Applied Materials and Lam Research Circle $15 Billion Bid for Hybrid Bonding Leader BESI

By NineScrolls Team · 2026-03-23 · 4 min read · Industry


The Bidding War

The two largest U.S. semiconductor equipment makers are fighting over the same target. Applied Materials and Lam Research are both exploring multi-billion-euro offers for BE Semiconductor Industries (BESI), the Dutch company that holds a near-monopoly on hybrid bonding equipment for advanced chip packaging. BESI shares surged 10.2 percent on March 13 when Reuters broke the story, hitting an all-time intraday high of €199.85.

BESI has retained Morgan Stanley to evaluate the approaches. Applied Materials already owns a 9 percent stake in BESI, acquired in April 2024, making it the company's largest shareholder. Lam Research has held separate talks with BESI and remains actively interested, according to sources familiar with the discussions. The deal could value BESI at approximately $15 billion.

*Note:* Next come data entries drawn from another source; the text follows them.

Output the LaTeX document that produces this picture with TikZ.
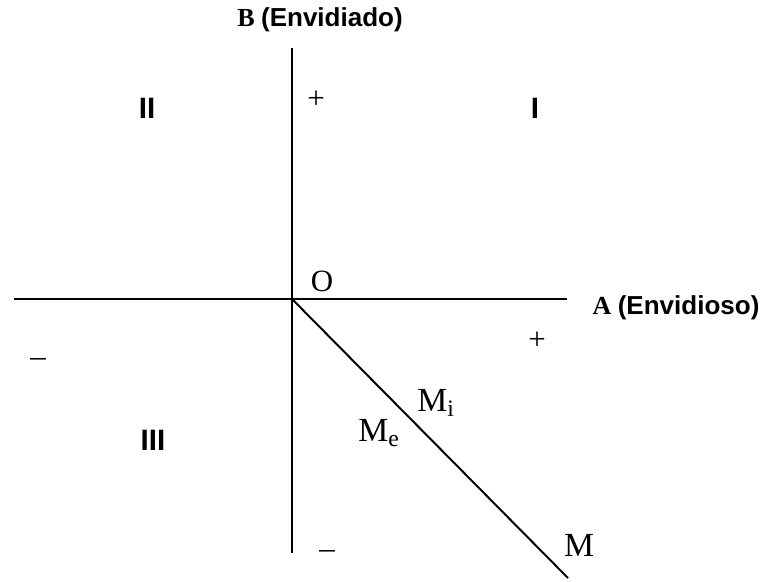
\documentclass[tikz,border=0pt]{standalone}
\usepackage{fontspec}
\setmainfont{Liberation Serif}
\setsansfont{Liberation Sans}
\usepackage{tikz}
\usetikzlibrary{positioning}

\begin{document}
\begin{tikzpicture}[
    x=0.025cm, y=-0.025cm,
    axis/.style={line width=1.4pt},
    quadrant/.style={font=\sffamily\bfseries\fontsize{21}{24}\selectfont},
    sign/.style={font=\fontsize{22}{25}\selectfont},
    point/.style={font=\fontsize{24}{27}\selectfont},
    axislabel/.style={font=\fontsize{18.5}{21}\selectfont}
]
\useasboundingbox (0,0) rectangle (763,581);

% Axes
\coordinate (o) at (292,299);
\coordinate (ytop) at (292,48);
\coordinate (ybot) at (292,553);
\coordinate (xleft) at (14,299);
\coordinate (xright) at (567,299);
\coordinate (mend) at (568,578);

\draw[axis] (ytop) -- (ybot);
\draw[axis] (xleft) -- (xright);
\draw[axis] (o) -- (mend);

% Axis labels
\node[axislabel] (blabel) at (320,20) {\textbf{B} {\sffamily\bfseries (Envidiado)}};
\node[axislabel] (alabel) at (676,308) {\textbf{A} {\sffamily\bfseries (Envidioso)}};
\node[sign] (origin) at (322,281) {O};

% Quadrants
\node[quadrant] (q2) at (147,108) {II};
\node[quadrant] (q1) at (535,108) {I};
\node[quadrant] (q3) at (153,440) {III};

% Signs
\node[sign] (bplus) at (316,100) {+};
\node[sign] (aplus) at (537,341) {+};
\node[sign] (aminus) at (38,363) {--};
\node[sign] (bminus) at (327,554) {--};

% Points on the line
\node[point] (mi) at (436,403) {M\textsubscript{i}};
\node[point] (me) at (379,433) {M\textsubscript{e}};
\node[point] (m) at (579,545) {M};

\end{tikzpicture}
\end{document}
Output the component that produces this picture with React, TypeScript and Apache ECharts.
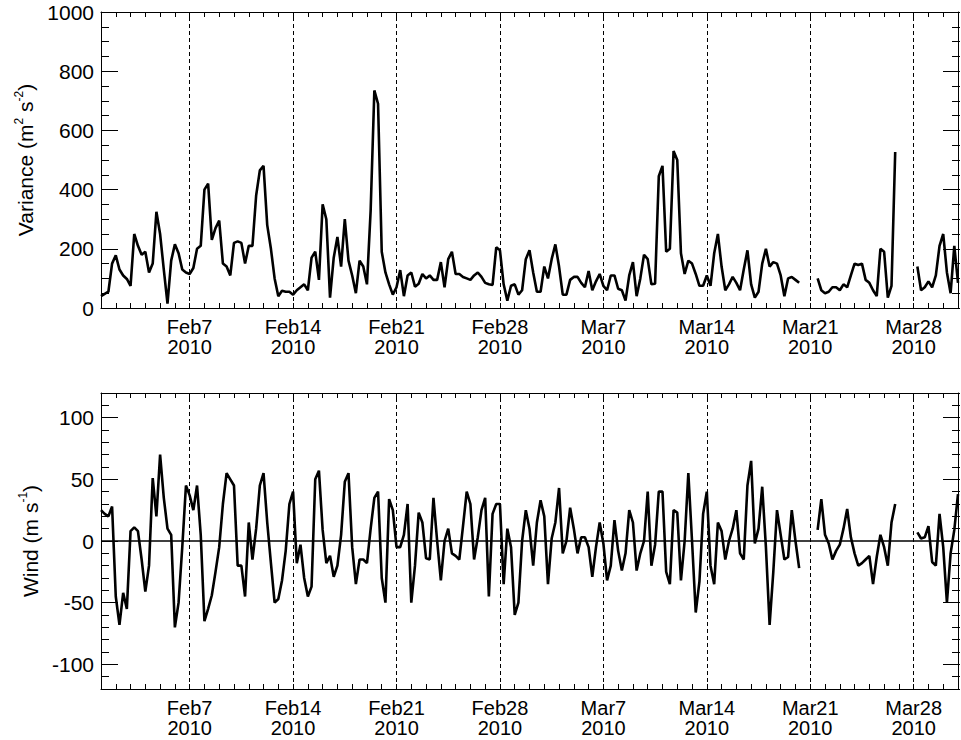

Why Hybrid Bonding Matters

Hybrid bonding replaces traditional solder bumps with direct copper-to-copper connections between stacked chips, achieving interconnect pitches below 10 micrometers. The result is an order-of-magnitude improvement in interconnection density, bandwidth, and energy efficiency compared to conventional packaging.

The technology is critical for two of the fastest-growing segments in semiconductor manufacturing: high-bandwidth memory (HBM) for AI accelerators and chiplet-based processor architectures. As the memory industry moves toward HBM4 in 2026 and 2027, BESI's tools are the only ones capable of the sub-micron alignment accuracy required to stack 16 or 24 layers of memory dies. Every major Nvidia Blackwell and Vera Rubin chip relies on HBM stacks that will increasingly require hybrid bonding.

The Plasma and Thin Film Connection

Hybrid bonding is not a standalone process. It requires a multi-step flow that begins with precision plasma processing and thin film deposition long before any dies are bonded together.

The integrated hybrid bonding line that Applied Materials and BESI built together covers every step of the die-to-wafer flow: thin film deposition of barrier and bonding layers, chemical mechanical planarization to achieve sub-nanometer surface flatness, plasma activation to prepare copper and dielectric surfaces for bonding, precision cleaning, metrology, and finally optical alignment and bonding.

Plasma activation is the enabling step. Without it, the copper-to-copper bond does not form. The plasma treatment removes surface oxides and creates the reactive surface chemistry needed for room-temperature bonding. This step requires precisely controlled low-energy plasma sources that modify the surface without damaging the underlying thin film stack.

For equipment suppliers in the plasma processing and thin film deposition space, the growth of hybrid bonding represents a new and expanding addressable market that did not exist five years ago.

What Is at Stake

The acquirer would gain control of the dominant hybrid bonding platform at the exact moment the technology is transitioning from early adoption to high-volume manufacturing. BESI's hybrid bonding revenue is expected to scale rapidly as TSMC, Samsung, and Intel ramp advanced packaging capacity for AI chips.

For Applied Materials, acquiring BESI would vertically integrate its front-end deposition and etch capabilities with back-end advanced packaging, creating an end-to-end equipment offering that no competitor can match. Applied Materials already supplies the surface preparation and plasma activation tools used upstream of BESI's bonders.

For Lam Research, the acquisition would represent a major push into advanced packaging, a segment where Lam currently has less presence than Applied Materials. Lam's strength in etch and deposition for memory manufacturing makes BESI a natural complement, particularly as HBM stacking drives hybrid bonding adoption.

Regulatory Hurdles

Any deal must clear the Dutch Vifo Act (Investments, Mergers, and Acquisitions Security Screening Act), which subjects acquisitions of companies with strategic technology to a national security review. The Netherlands is increasingly protective of its semiconductor ecosystem, which includes ASML, NXP, and BESI.

Negotiations between the parties began in mid-2025 but paused earlier this year after tensions flared between the U.S. and European Union over geopolitical disputes. The regulatory environment adds uncertainty to the timeline, though neither side has abandoned discussions.

What Happens Next

No formal offer has been announced. BESI, Applied Materials, and Lam Research have all declined to comment on the reports. Morgan Stanley continues to advise BESI on its options.

The outcome will reshape the semiconductor equipment landscape. Whichever company acquires BESI will own the critical link between front-end wafer fabrication and back-end advanced packaging—a link that runs directly through plasma activation and thin film deposition. The loser will need to develop or acquire competing hybrid bonding capabilities from scratch, a multi-year effort with no guarantee of matching BESI's installed base and technology lead.

With HBM4 production ramping in 2026 and chiplet architectures proliferating across every major foundry, the strategic window for this acquisition is narrow. Expect developments in the coming weeks.